Despite Defeat, DREAM Act Supporters Spurred Into Action This Week
The DREAM Act, legislation that provides a path to citizenship for undocumented minors, may have been blocked in the Senate this week, but student activists across the country built up a lot of momentum in the days leading up to Tuesday's vote, and they're regrouping now to bring that energy to bear in the midterm elections.
If nothing else, this week has seen gains in the court of public opinion for the DREAM Act: More people know what it's for and why it's important after a week of intensified media coverage and grassroots campaigning. The DREAM Act, which would undocumented young people a path to citizenship if they follow the law and go to college or serve for two years in the military, was blocked by a narrow failure to end a Senate filibuster earlier this week.

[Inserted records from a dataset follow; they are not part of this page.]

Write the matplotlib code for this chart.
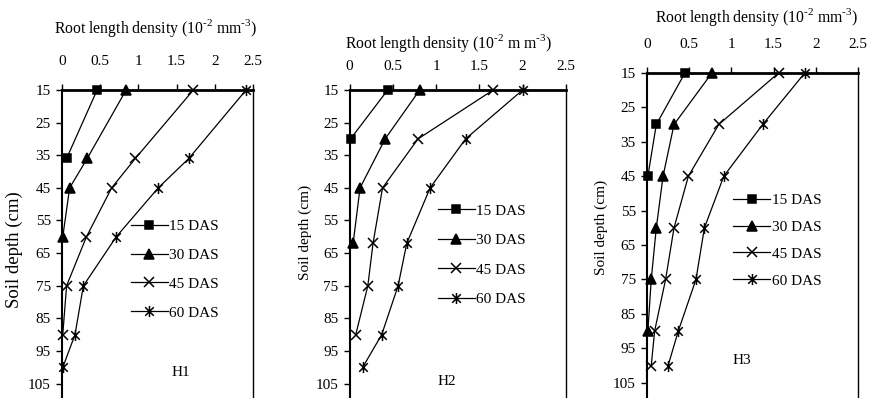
import matplotlib
matplotlib.use('Agg')
import matplotlib.pyplot as plt
from matplotlib.path import Path

plt.rcParams['font.family'] = ['Liberation Serif', 'DejaVu Serif']
plt.rcParams['mathtext.fontset'] = 'custom'
plt.rcParams['mathtext.rm'] = 'Liberation Serif'

# --- Data (root length density, 10^-2 m m^-3) ---
series_labels = ['15 DAS', '30 DAS', '45 DAS', '60 DAS']

h1_depth = [[15, 36], [15, 36, 45, 60], [15, 36, 45, 60, 75, 90], [15, 36, 45, 60, 75, 90, 100]]
h1_rld = [[0.46, 0.06], [0.84, 0.33, 0.10, 0.01], [1.72, 0.96, 0.65, 0.32, 0.06, 0.01],
          [2.41, 1.66, 1.26, 0.71, 0.28, 0.17, 0.01]]

h2_depth = [[15, 30], [15, 30, 45, 62], [15, 30, 45, 62, 75, 90], [15, 30, 45, 62, 75, 90, 100]]
h2_rld = [[0.44, 0.01], [0.81, 0.41, 0.12, 0.04], [1.66, 0.79, 0.38, 0.27, 0.21, 0.07],
          [2.00, 1.34, 0.93, 0.66, 0.56, 0.37, 0.15]]

h3_depth = [[15, 30, 45], [15, 30, 45, 60, 75, 90], [15, 30, 45, 60, 75, 90, 100],
            [15, 30, 45, 60, 75, 90, 100]]
h3_rld = [[0.45, 0.11, 0.01], [0.77, 0.32, 0.19, 0.11, 0.05, 0.01],
          [1.56, 0.85, 0.49, 0.32, 0.22, 0.09, 0.05],
          [1.87, 1.37, 0.91, 0.68, 0.58, 0.37, 0.25]]

x_ticks = [0, 0.5, 1, 1.5, 2, 2.5]
x_tick_labels = ['0', '0.5', '1', '1.5', '2', '2.5']
y_ticks = [15, 25, 35, 45, 55, 65, 75, 85, 95, 105]

# star marker (x with vertical bar)
star = Path([(-1, -1), (1, 1), (-1, 1), (1, -1), (0, -1.3), (0, 1.3)],
            [Path.MOVETO, Path.LINETO, Path.MOVETO, Path.LINETO, Path.MOVETO, Path.LINETO])
markers = ['s', '^', 'x', star]
msizes = [6, 7, 7, 8]

fig = plt.figure(figsize=(8.72, 3.98), dpi=100)

panels = [
    # rect, depth, rld, H name, title, title pos, ylabel (x, y, size), legend anchor, spacing, H pos, tick pad
    ([0.0711, -0.005, 0.219, 0.779], h1_depth, h1_rld, 'H1',
     r'Root length density (10$^{\text{-2}}$ mm$^{\text{-3}}$)', (0.49, 1.20),
     (-0.205, 0.484, 13.5), (0.33, 0.602), 0.99, (0.62, 0.09), 12),
    ([0.401, -0.005, 0.248, 0.779], h2_depth, h2_rld, 'H2',
     r'Root length density (10$^{\text{-2}}$ m m$^{\text{-3}}$)', (0.455, 1.152),
     (-0.176, 0.542, 11), (0.38, 0.652), 1.03, (0.45, 0.06), 8),
    ([0.742, -0.005, 0.242, 0.822], h3_depth, h3_rld, 'H3',
     r'Root length density (10$^{\text{-2}}$ mm$^{\text{-3}}$)', (0.52, 1.171),
     (-0.185, 0.526, 11), (0.38, 0.65), 0.86, (0.45, 0.12), 12),
]

for rect, depths, rlds, hname, title, tpos, ylab, leg_anchor, lspace, hpos, tpad in panels:
    ax = fig.add_axes(rect)
    for d, v, lab, mk, ms in zip(depths, rlds, series_labels, markers, msizes):
        ax.plot(v, d, color='black', lw=0.9, marker=mk, markersize=ms,
                markerfacecolor='black', markeredgecolor='black', markeredgewidth=1.1,
                label=lab, clip_on=False)
    ax.set_xlim(0, 2.5)
    ax.set_ylim(110, 15)
    ax.xaxis.tick_top()
    ax.set_xticks(x_ticks)
    ax.set_xticklabels(x_tick_labels)
    ax.set_yticks(y_ticks)
    ax.tick_params(axis='x', direction='out', length=4, width=1, pad=tpad, labelsize=11)
    ax.tick_params(axis='y', direction='out', length=4, width=1, pad=4, labelsize=11)
    ax.spines['top'].set_linewidth(2.0)
    ax.spines['left'].set_linewidth(1.5)
    ax.spines['right'].set_linewidth(1.0)
    ax.spines['bottom'].set_linewidth(1.0)
    ax.text(tpos[0], tpos[1], title, transform=ax.transAxes, ha='center', va='center', fontsize=11.3)
    ax.set_ylabel('Soil depth (cm)', fontsize=ylab[2])
    ax.yaxis.set_label_coords(ylab[0], ylab[1])
    ax.legend(loc='upper left', bbox_to_anchor=leg_anchor, frameon=False, fontsize=11,
              handlelength=2.4, handletextpad=0.1, labelspacing=lspace, borderaxespad=0)
    ax.text(hpos[0], hpos[1], hname, transform=ax.transAxes, ha='center', va='center', fontsize=11)

fig.savefig('out.png', dpi=100)
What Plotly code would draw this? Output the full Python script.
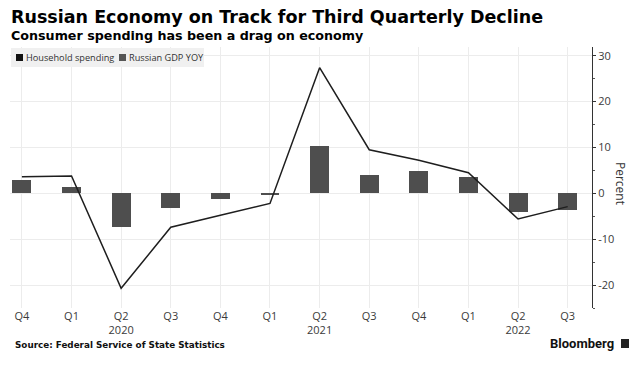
import plotly.graph_objects as go

quarters = ["Q4 2019", "Q1 2020", "Q2 2020", "Q3 2020", "Q4 2020", "Q1 2021",
            "Q2 2021", "Q3 2021", "Q4 2021", "Q1 2022", "Q2 2022", "Q3 2022"]
tick_labels = ["Q4", "Q1", "Q2<br>2020", "Q3", "Q4", "Q1", "Q2<br>2021", "Q3", "Q4", "Q1", "Q2<br>2022", "Q3"]
household_spending = [3.6, 3.8, -20.7, -7.4, -4.8, -2.2, 27.4, 9.5, 7.2, 4.5, -5.6, -2.9]
gdp_yoy = [3.0, 1.4, -7.4, -3.3, -1.3, -0.3, 10.3, 3.9, 4.9, 3.5, -4.1, -3.6]
y_ticks = [-20, -10, 0, 10, 20, 30]
y_tick_text = ["-20", "-10", "0", "10", "20", "30"]
y_minor = [-25, -15, -5, 5, 15, 25]

W, H = 633, 378
PL, PR, PT, PB = 10, 592, 47, 308  # plot area in pixels

x = list(range(len(quarters)))

fig = go.Figure()
fig.add_trace(go.Bar(x=x, y=gdp_yoy, width=0.38, marker=dict(color="#4e4e4e", line=dict(width=0)),
                     name="Russian GDP YOY", showlegend=False))
fig.add_trace(go.Scatter(x=x, y=household_spending, mode="lines", line=dict(color="#1e1e1e", width=1.5),
                         name="Household spending", showlegend=False))

TICKFONT = dict(size=11, color="#3a3a3a", family="Open Sans, sans-serif")
fig.update_layout(
    width=W, height=H,
    margin=dict(l=PL, r=W - PR, t=PT, b=H - PB, pad=0),
    paper_bgcolor="white", plot_bgcolor="white",
    font=dict(family="Open Sans, sans-serif", color="#333"),
    showlegend=False,
    bargap=0,
    xaxis=dict(range=[-0.24, 11.49], tickvals=x, ticktext=tick_labels, showgrid=True,
               gridcolor="#ececec", gridwidth=1, zeroline=False, ticks="", showline=False,
               tickfont=TICKFONT, fixedrange=True),
    yaxis=dict(side="right", range=[-25, 31.9], tickvals=y_ticks, ticktext=y_tick_text,
               showgrid=True, gridcolor="#ececec", zeroline=False,
               showline=True, linecolor="#333", linewidth=1, ticks="outside", ticklen=3,
               tickcolor="#333", tickfont=TICKFONT, fixedrange=True,
               minor=dict(tickvals=y_minor, ticks="outside", ticklen=2, tickcolor="#555", showgrid=False)),
)


def px_x(px):
    return (px - PL) / (PR - PL)


def px_y(py):
    return (PB - py) / (PB - PT)


def text_at(txt, px, py, size, family="DejaVu Sans, sans-serif", bold=False, anchor="left",
            color="#000", angle=0):
    fig.add_annotation(x=px_x(px), y=px_y(py), xref="paper", yref="paper",
                       xanchor=anchor, yanchor="middle", showarrow=False, textangle=angle,
                       text=f"<b>{txt}</b>" if bold else txt,
                       font=dict(size=size, color=color, family=family))


def rect(x0, y0, x1, y1, color):
    fig.add_shape(type="rect", xref="paper", yref="paper",
                  x0=px_x(x0), x1=px_x(x1), y0=px_y(y1), y1=px_y(y0),
                  fillcolor=color, line=dict(width=0), layer="above")


# Title, subtitle
text_at("Russian Economy on Track for Third Quarterly Decline", 9, 17, 17.5, bold=True, color="#000")
text_at("Consumer spending has been a drag on economy", 9, 35, 12.7, bold=True, color="#000")

# Legend
rect(11, 48, 204, 67, "#f0f0f0")
rect(16, 54, 23, 61, "#111111")
text_at("Household spending", 24, 57.5, 9.2, family="Open Sans, sans-serif", color="#333")
rect(119, 54, 126, 61, "#555555")
text_at("Russian GDP YOY", 127, 57.5, 9.2, family="Open Sans, sans-serif", color="#333")

# Axis title
text_at("Percent", 621, 183, 12, family="Open Sans, sans-serif", color="#333", anchor="center", angle=90)

# Source and logo
text_at("Source: Federal Service of State Statistics", 13, 345, 8.8, bold=True, color="#111")
text_at("Bloomberg", 616, 343.5, 13, family="Roboto, sans-serif", bold=True, anchor="right", color="#111")
rect(621, 339, 629, 348, "#222222")

fig.write_html("out.html", config={"displayModeBar": False},
               post_script="document.body.style.margin='0';")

The presidents of eight universities in the nation's higher education powerhouse issued a letter of support (PDF) for the act. Some unusual suspects from the right and the military openly voiced their support for giving undocumented young people a path to citizenship if they follow the law and go to college or serve for two years in the military.
The New York Times profiled Cesar Vargas, an undocumented young person who wants to join the military and study law, demonstrating how this legislation connects to real individuals.
“Without the Dream Act, I’m relegated to a mere shadow,” he said, after recounting his longtime hopes of joining the military. He said he had repeatedly tried to enlist, especially after the Sept. 11 terrorist attacks, but was turned away.
“I’m asking Congress to give us the opportunity to serve the only country we know, the only country we call home,” he said.
Change.org published profiles of 5 inspiring DREAMers in the run up to the Senate vote. Campus Progress published its own videos of David Cho, a DREAMer from University of California–Los Angeles who spoke in support of the DREAM act at this summer's national conference, and a video of DREAMers rallying in support of legislation earlier this summer. Stories like these make it clear that we’re not talking about people looking to “leach off the system” or take an easy way out. These young people are this country’s future cancer researchers, doctors, teachers, civil rights lawyers, and politically engaged members of civil society. They’re today’s honor students, activists, and volunteers.
Such stories also gave a jolt of adrenaline to activism around a piece of legislation that’s been kicking around the Senate for ten years without results. In the short time between Harry Reid's announcement last week and the defeat of the defense authorization bill tied to the DREAM Act on Tuesday, activists flooded their Senators’ offices phone lines and Facebook walls.
They also got creative with protests across the country, with protesters spelling out a call to their senator on a Florida beach, staging mock-military drills, fasting, and sitting-in in front of their senators' offices the old-fashioned way.
And that energy isn’t just going to go away—right after the DREAM Act stalled 4 votes short of the 60 vote majority needed to make it into an amendment of the Defense Authorization Bill, DREAM activists were already regrouping to figure out a new strategy.
A blogger on DREAMactivist.org stressed that getting to the senate floor was still a step forward, despite the disappointing results:
Don’t let anybody tell you this was a defeat. It wasn’t.
If you watched the floor speeches, you know that we learned a lot about different senators. We took notes. We heard them talk about procedure, about up and down votes, and a lot of them talked about wanting to discuss the merits of the DREAM Act, and only the DREAM Act, without a bundled package of reforms.
Fair enough. They want to talk about the DREAM Act, and just the DREAM Act? We’ll take it. Over 70 percent of the country supports the DREAM Act. Corporations like Microsoft and Pfizer support the DREAM Act, universities from Harvard to the University of California support the DREAM Act, communities of faith support the DREAM Act, shoot, even Ricky Martin supports the DREAM Act.
Let’s triple our efforts. More phone calls. More actions. We have set the goal of a stand-alone DREAM Act in Congress within the next two weeks.
The activism push this week has also positioned immigration reform to be a more prominent issue in the midterm elections, with DREAM activists shifting their attention to blocking anti-immigration Senators from re-election in November. The editorial staff of the Spanish-language newspaper El Diario published a list of anti-DREAM senators, complete with their phone numbers, urging Latino voters not to help them back into office.
And the DREAM Act will be back. Sen. Dick Durbin (D-Ill.) pledged to immediately reintroduce the act to the Senate. The U.S. Senate’s twitter feed reported yesterday that “The DREAM Act has been procedurally added to the legislative calendar as a stand-alone bill (S. 3827)" Feet in 2 Worlds predicts it’ll be back in the Senate "in the lame duck session or in 2011."
Braden Goyette is a staff writer for Campus Progress.